🤖 AI Summary
To address the challenge of deploying large language models (LLMs) on resource-constrained devices, this paper proposes the first efficient Transformer architecture integrating weight binarization with multi-stage early exit. Methodologically, it introduces a differentiable second-order spike approximation function to enable magnitude-aware gradient updates during binarization, and a soft routing mechanism based on entropy reduction—replacing hard-threshold early exit—to mitigate “overthinking.” The architecture supports end-to-end training without knowledge distillation. Experimental results demonstrate an 18.44× parameter compression, a 54.85% reduction in inference FLOPs, and a 5.98% improvement in GLUE accuracy, achieving Pareto-optimal trade-offs between efficiency and accuracy.
📝 Abstract
Large Language Models (LLMs) based on transformers achieve cutting-edge results on a variety of applications.
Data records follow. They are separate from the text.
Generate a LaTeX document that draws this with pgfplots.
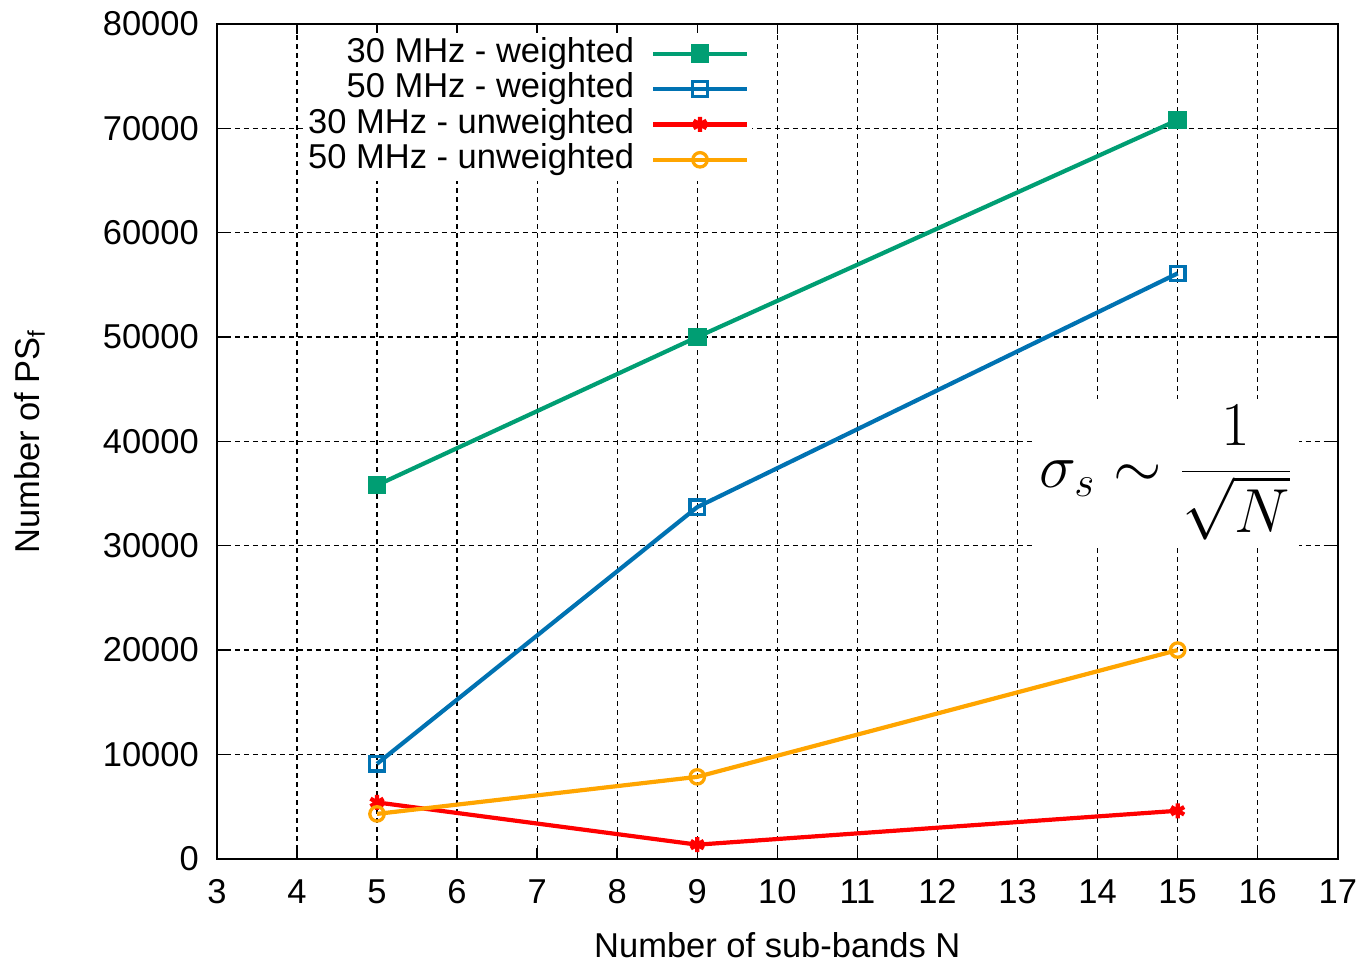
\documentclass[border=0pt]{standalone}
\usepackage{fontspec}
\setmainfont{Liberation Sans}
\usepackage{pgfplots}
\pgfplotsset{compat=1.18}

\definecolor{cgreen}{RGB}{0,158,115}
\definecolor{cblue}{RGB}{0,114,178}
\definecolor{cred}{RGB}{255,0,0}
\definecolor{corange}{RGB}{255,165,0}

\newcommand{\lblfont}{\fontsize{11.5}{13}\selectfont}

\begin{document}
\begin{tikzpicture}
\begin{axis}[
    scale only axis,
    width=373.7pt, height=278.3pt,
    xmin=3, xmax=17, ymin=0, ymax=80000,
    xtick={3,4,...,17},
    ytick={0,10000,...,80000},
    scaled ticks=false,
    /pgf/number format/1000 sep={},
    /pgf/number format/assume math mode=true,
    tick label style={font=\lblfont},
    xticklabel style={yshift=-3.5pt},
    yticklabel style={xshift=-2.5pt},
    label style={font=\lblfont},
    xlabel={Number of sub-bands N},
    ylabel={Number of PS\textsubscript{f}},
    xlabel style={at={(axis description cs:0.5,-0.103)}, anchor=center},
    ylabel style={at={(axis description cs:-0.167,0.5)}, anchor=center},
    grid=major,
    major grid style={black, line width=0.4pt, dash pattern=on 1.6pt off 1.4pt},
    axis line style={black, line width=0.6pt},
    major tick length=3.5pt,
    tick style={black, line width=0.5pt},
    legend style={
        at={(0.478,0.99)}, anchor=north east,
        draw=none, fill=white, font=\lblfont,
        legend plot pos=right, cells={anchor=east},
        inner sep=1pt, column sep=5pt,
        nodes={inner sep=0.6pt, text height=8.2pt, text depth=2.4pt},
    },
    legend image code/.code={
        \draw[mark repeat=2, mark phase=2]
            plot coordinates {(0cm,0cm) (0.55cm,0cm) (1.1cm,0cm)};
    },
    every axis plot/.append style={line width=1.4pt},
]
\addplot[cgreen, mark=square*, mark size=2.4pt, mark options={solid}]
    coordinates {(5,35800) (9,50000) (15,70800)};
\addlegendentry{30 MHz - weighted}
\addplot[cblue, mark=square, mark size=2.4pt, mark options={solid, line width=1.1pt}]
    coordinates {(5,9100) (9,33700) (15,56100)};
\addlegendentry{50 MHz - weighted}
\addplot[cred, mark=asterisk, mark size=2.5pt, mark options={solid, line width=1.4pt}]
    coordinates {(5,5400) (9,1350) (15,4600)};
\addlegendentry{30 MHz - unweighted}
\addplot[corange, mark=o, mark size=2.4pt, mark options={solid, line width=1.1pt}]
    coordinates {(5,4300) (9,7850) (15,20000)};
\addlegendentry{50 MHz - unweighted}

\node[fill=white, inner sep=2pt, font=\fontsize{21}{24}\selectfont]
    at (axis cs:14.86,37000) {$\displaystyle \sigma_s \sim \frac{1}{\sqrt{N}}$};
\end{axis}
\path (current axis.south west) +(-72.3pt,-34pt)
      (current axis.north east) +(9.7pt,8pt);
\end{tikzpicture}
\end{document}
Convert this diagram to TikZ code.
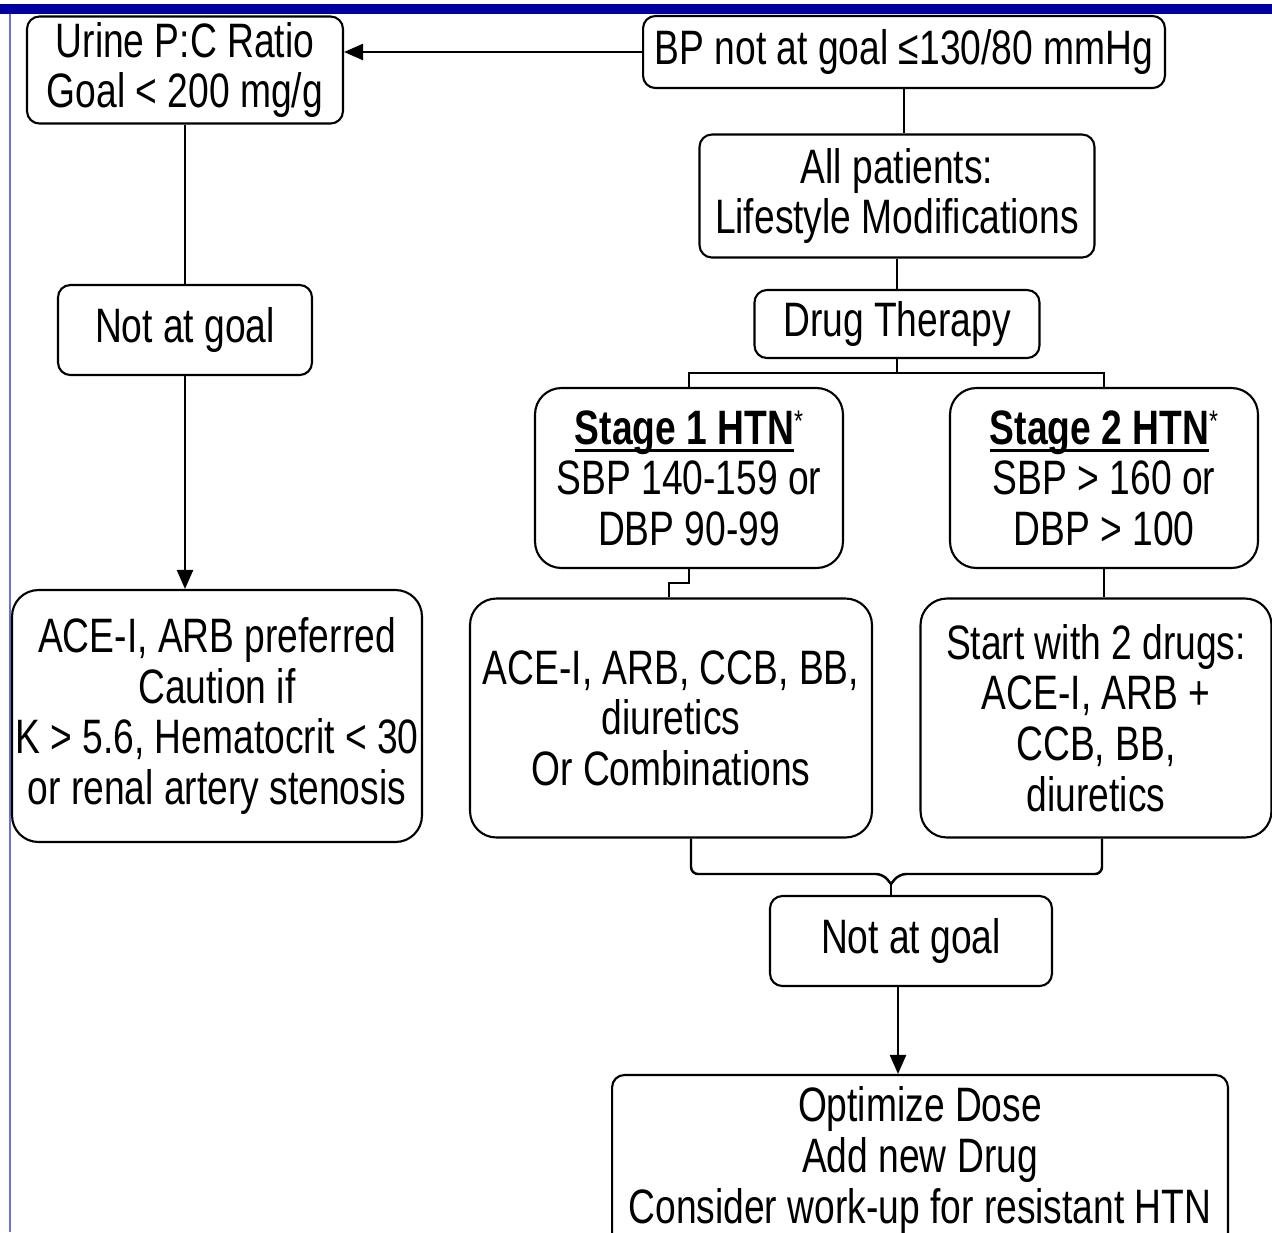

However, their enormous size and processing requirements make deployment on devices with constrained resources extremely difficult. Among various efficiency considerations, model binarization and Early Exit (EE) are common effective solutions. However, binarization may lead to performance loss due to reduced precision affecting gradient estimation and parameter updates. Besides, the present early-exit mechanisms are still in the nascent stages of research. To ameliorate these issues, we propose Binarized Early Exit Transformer (BEExformer), the first-ever selective learning transformer architecture to combine early exit with binarization for textual inference. It improves the binarization process through a differentiable second-order approximation to the impulse function. This enables gradient computation concerning both the sign as well as the magnitude of the weights. In contrast to absolute threshold-based EE, the proposed EE mechanism hinges on fractional reduction in entropy among intermediate transformer blocks with soft-routing loss estimation. While binarization results in 18.44 times reduction in model size, early exit reduces the FLOPs during inference by 54.85% and even improves accuracy by 5.98% through resolving the"overthinking"problem inherent in deep networks. Moreover, the proposed BEExformer simplifies training by not requiring knowledge distillation from a full-precision LLM. Extensive evaluation on the GLUE dataset and comparison with the SOTA works showcase its pareto-optimal performance-efficiency trade-off.